After a decade of basically ignoring and avoiding American history to focus on my true Central and Eastern Asian fixations, I began to come back with my first (non-retail) job, at a library and archive dedicated to the American Revolution. Native American history had ended up becoming my capstone college topic (it remains among my very top interests to this day) and was pushing me, geographically, back to North America. It was here I realized that Washington’s war leadership was certainly still flawed at the tactical level, but was exactly the correct thing needed at the strategic level. He played a long game where using space, keeping his army intact, and dealing ruthlessly with the less than stellar subordinates would eventually increase the odds of decisive French intervention in the war, and thus ultimate victory.
As someone who almost certainly would have been a member of the Federalist Party in those early days, its hardly worth mentioning that my reconciliation with Washington’s legacy was easiest on the domestic politics front. But what made me go from hostile to fully approving of his term in office came as I studied his personal letters, diplomatic correspondence, and general foreign policy views. This is something I often come back to and reference today.
Washington, despite his lionization of today being so thoroughly connected to exceptionalists and chauvinists, was neither. The first country the U.S. had official relations with was Morocco, not France. And it was Washington (and others) who stressed in their correspondence with the king there going for years that their political experiment was meant for North America and not for export. Washington himself disavowed not only any messianic liberal project in foreign relations, but also that the new country was in any way a Christian state. It thus would not be committed to spreading any religion abroad nor would it have any trouble having full normalized relations with states of different religions (like so many European states had). It was for reasons like this, rooted as they were in geographic conceptions of sovereignty, that many historical figures of left wing disposition would come to admire him in future centuries.
These were not just statements meant to secure good relations, as they were diplomatic principles Washington would adhere to throughout his tenure in office. The ultra-pragmatic Jay Treaty being the emblematic manifestation of this world view. It was also the primary focus of his famous Farewell Address, as a small and weak nation looked with concern across an Ocean as Europe once again descended into one of its periodic bouts of warfare:
In the execution of such a plan, nothing is more essential, than that permanent, inveterate antipathies against particular Nations, and passionate attachments for others, should be excluded; and that, in place of them, just and amicable feelings towards all should be cultivated. The Nation, which indulges towards another an habitual hatred, or an habitual fondness, is in some degree a slave. It is a slave to its animosity or to its affection, either of which is sufficient to lead it astray from its duty and its interest. Antipathy in one nation against another disposes each more readily to offer insult and injury, to lay hold of slight causes of umbrage, and to be haughty and intractable, when accidental or trifling occasions of dispute occur. Hence frequent collisions, obstinate, envenomed, and bloody contests.

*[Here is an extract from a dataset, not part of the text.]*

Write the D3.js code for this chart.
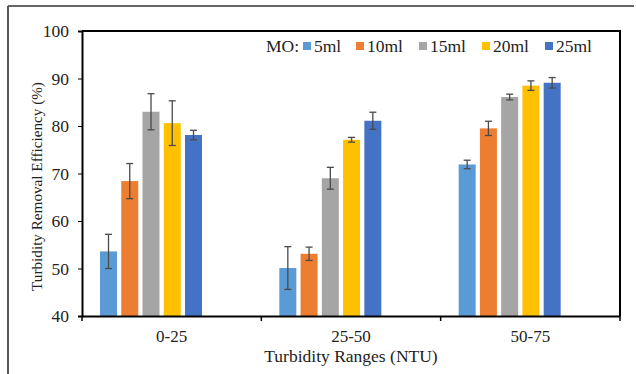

The Nation, prompted by ill-will and resentment, sometimes impels to war the Government, contrary to the best calculations of policy. The Government sometimes participates in the national propensity, and adopts through passion what reason would reject; at other times, it makes the animosity of the nation subservient to projects of hostility instigated by pride, ambition, and other sinister and pernicious motives. The peace often, sometimes perhaps the liberty, of Nations has been the victim.
So likewise, a passionate attachment of one Nation for another produces a variety of evils. Sympathy for the favorite Nation, facilitating the illusion of an imaginary common interest, in cases where no real common interest exists, and infusing into one the enmities of the other, betrays the former into a participation in the quarrels and wars of the latter, without adequate inducement or justification. It leads also to concessions to the favorite Nation of privileges denied to others, which is apt doubly to injure the Nation making the concessions; by unnecessarily parting with what ought to have been retained; and by exciting jealousy, ill-will, and a disposition to retaliate, in the parties from whom equal privileges are withheld. And it gives to ambitious, corrupted, or deluded citizens, (who devote themselves to the favorite nation,) facility to betray or sacrifice the interests of their own country, without odium, sometimes even with popularity; gilding, with the appearances of a virtuous sense of obligation, a commendable deference for public opinion, or a laudable zeal for public good, the base or foolish compliances of ambition, corruption, or infatuation.
There is a lot there that runs in direct opposition to the assumptions of so many of the people who sing Washington’s praises today and view themselves his successors. Especially for those inclined to indulge in overly ideological and sentimental conceptions of diplomacy. But also for the entire military industrial complex which insists on a maximum number of permanent alliances in order to create perpetual markets (which in turn create perpetual lobbyists in DC).
So, it is worth thinking that in this presentist time of mass-cancelling the past that sometimes even the most worn out and overly-lauded figures can still have constructive legacies to present us with.